BALTIMORE (WJZ) -- Bright lights, big cities---dead birds. That combination surfaces every spring and fall.

Alex DeMetrick reports here in Baltimore, it also puts volunteers onto the streets.

Two months every spring and two months every fall, volunteers walk the pre-dawn streets of Baltimore. Those are the four months birds migrate through the city---and not all make it.

"In the fall last year on my heaviest day, I found 37 dead birds and nine injured birds," said Aaron Heinsman.

"Usually a high mortality rate. Last fall, we collected 470 dead birds; we rescued 107 birds," said Lindsay Jacks.

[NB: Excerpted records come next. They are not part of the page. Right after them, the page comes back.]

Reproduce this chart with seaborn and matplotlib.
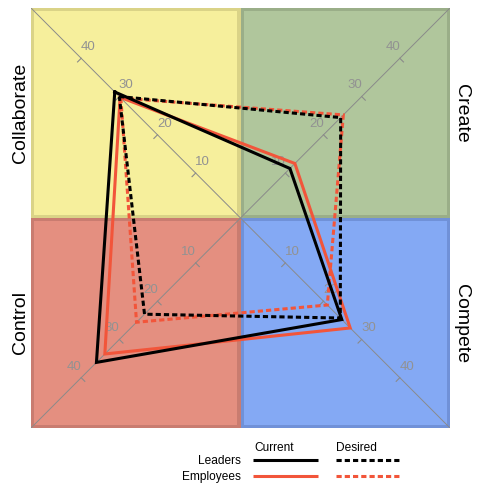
import numpy as np
import pandas as pd
import matplotlib
matplotlib.use("Agg")
import matplotlib.pyplot as plt
from matplotlib.patches import Rectangle
import seaborn as sns

# quadrant order: Collaborate (top-left), Create (top-right), Compete (bottom-right), Control (bottom-left)
quadrants = ["Collaborate", "Create", "Compete", "Control"]
current_leaders = [31.2, 11.2, 24.8, 36.0]
current_employees = [29.8, 12.5, 27.0, 33.8]
desired_leaders = [30.0, 24.5, 24.4, 23.4]
desired_employees = [29.6, 25.2, 21.0, 25.5]
tick_values = [10, 20, 30, 40]

signs = {"Collaborate": (-1, 1), "Create": (1, 1), "Compete": (1, -1), "Control": (-1, -1)}
fills = {"Collaborate": "#f6ef9c", "Create": "#b0c69c", "Compete": "#84a9f4", "Control": "#e48f80"}
edges = {"Collaborate": "#dad387", "Create": "#9aae88", "Compete": "#7091d8", "Control": "#c97c70"}

R0 = 1.75     # radial offset of value 0 from the centre
LIM = 54.9    # half width of the square
BORDER = 0.8

plt.rcParams["font.family"] = ["Liberation Sans", "DejaVu Sans"]
plt.rcParams["lines.solid_joinstyle"] = "miter"
plt.rcParams["lines.dash_joinstyle"] = "miter"


def to_xy(name, v):
    sx, sy = signs[name]
    return sx * (R0 + v), sy * (R0 + v)


# build the long table for seaborn
rows = []
series = [("Employees", "Current", current_employees), ("Employees", "Desired", desired_employees),
          ("Leaders", "Current", current_leaders), ("Leaders", "Desired", desired_leaders)]
for group, state, vals in series:
    order = list(range(len(quadrants))) + [0]
    for i, k in enumerate(order):
        x, y = to_xy(quadrants[k], vals[k])
        rows.append({"group": group, "state": state, "x": x, "y": y, "idx": i})
df = pd.DataFrame(rows)

fig = plt.figure(figsize=(4.86, 4.87), dpi=100)
ax = fig.add_axes([31 / 486, 59 / 487, 419 / 486, 420 / 487])

# quadrant boxes
for name in quadrants:
    sx, sy = signs[name]
    x0 = -LIM if sx < 0 else 0
    y0 = -LIM if sy < 0 else 0
    ax.add_patch(Rectangle((x0, y0), LIM, LIM, facecolor=edges[name], edgecolor="none", zorder=0))
    ax.add_patch(Rectangle((x0 + BORDER, y0 + BORDER), LIM - 2 * BORDER, LIM - 2 * BORDER,
                           facecolor=fills[name], edgecolor="none", zorder=1))

# diagonal axes
ax.plot([-LIM, LIM], [LIM, -LIM], color="#8a8a8a", lw=0.7, zorder=2)
ax.plot([-LIM, LIM], [-LIM, LIM], color="#8a8a8a", lw=0.7, zorder=2)

# ticks and tick labels
for name in quadrants:
    sx, sy = signs[name]
    # "below" side of the diagonal for ticks, "above" side for labels
    down = np.array([-1.0, -1.0]) if sx * sy < 0 else np.array([1.0, -1.0])
    for t in tick_values:
        px, py = to_xy(name, t)
        ex, ey = np.array([px, py]) + down * 0.95
        ax.plot([px, ex], [py, ey], color="#8a8a8a", lw=0.8, zorder=2)
        lx = px + (1.8 if sx * sy < 0 else -1.9)
        ly = py + 2.9
        ax.text(lx, ly, str(t), color="#929292", fontsize=9.5, ha="center", va="center", zorder=2)

sns.lineplot(data=df, x="x", y="y", hue="group", style="state",
             hue_order=["Employees", "Leaders"], style_order=["Current", "Desired"],
             palette={"Leaders": "black", "Employees": "#f2553a"},
             dashes={"Current": "", "Desired": (1.7, 1.0)},
             sort=False, estimator=None, legend=False, linewidth=2.2, ax=ax, zorder=3)

ax.set_xlim(-LIM, LIM)
ax.set_ylim(-LIM, LIM)
ax.set_axis_off()

# quadrant titles
fig.text(21 / 486, 1 - 113 / 487, "Collaborate", rotation=90, fontsize=14, ha="center", va="center")
fig.text(21 / 486, 1 - 323 / 487, "Control", rotation=90, fontsize=14, ha="center", va="center")
fig.text(461 / 486, 1 - 113 / 487, "Create", rotation=270, fontsize=14, ha="center", va="center")
fig.text(461 / 486, 1 - 324 / 487, "Compete", rotation=270, fontsize=14, ha="center", va="center")

# legend drawn in pixel space
lax = fig.add_axes([0, 0, 1, 59 / 487])
lax.set_xlim(0, 486)
lax.set_ylim(487, 428)
lax.set_axis_off()
lax.text(274, 450.7, "Current", fontsize=8.6, ha="center", va="baseline")
lax.text(356, 450.7, "Desired", fontsize=8.6, ha="center", va="baseline")
lax.text(241, 464.3, "Leaders", fontsize=8.6, ha="right", va="baseline")
lax.text(241, 480, "Employees", fontsize=8.6, ha="right", va="baseline")
for label, color, yy in [("Leaders", "black", 459.5), ("Employees", "#f2553a", 475.7)]:
    lax.plot([253, 318], [yy, yy], color=color, lw=2.2, solid_capstyle="butt")
    lax.plot([336, 400], [yy, yy], color=color, lw=2.2, dashes=(1.7, 1.0))

fig.savefig("out.png", dpi=100)
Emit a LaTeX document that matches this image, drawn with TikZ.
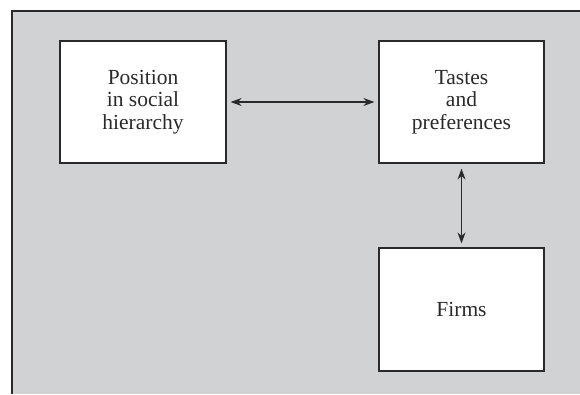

The big killer is glass, and it's around the edges of some of Baltimore's largest buildings that volunteers patrol---but it's lights that draw the birds in, especially decorative lighting and lights that shine upward. It's also created an organization called Lights Out Baltimore, with members walking five miles every morning, looking for dead and injured birds.

To reduce the bird strikes, you have to reduce the lights. Some cities are doing just that.

"New York City has 40 buildings that participate in this project by turning off lights---including the Empire State Building, Rockefeller Center, the Chrysler Building," Jacks aid. "Chicago has over 100 buildings that participate so our goal would be to have Baltimore participate.

The group's Facebook page posts photos of the birds lost to light and glass during the four months of migration from north to south and back north again. This night is an exception to the usual patrol: no dead birds are found.

"This is a great night, actually. We don't want to find them," said Heinsman.

But it is an exception.

Lights Out Baltimore is not asking for street and security lights to be turned off during the migration months.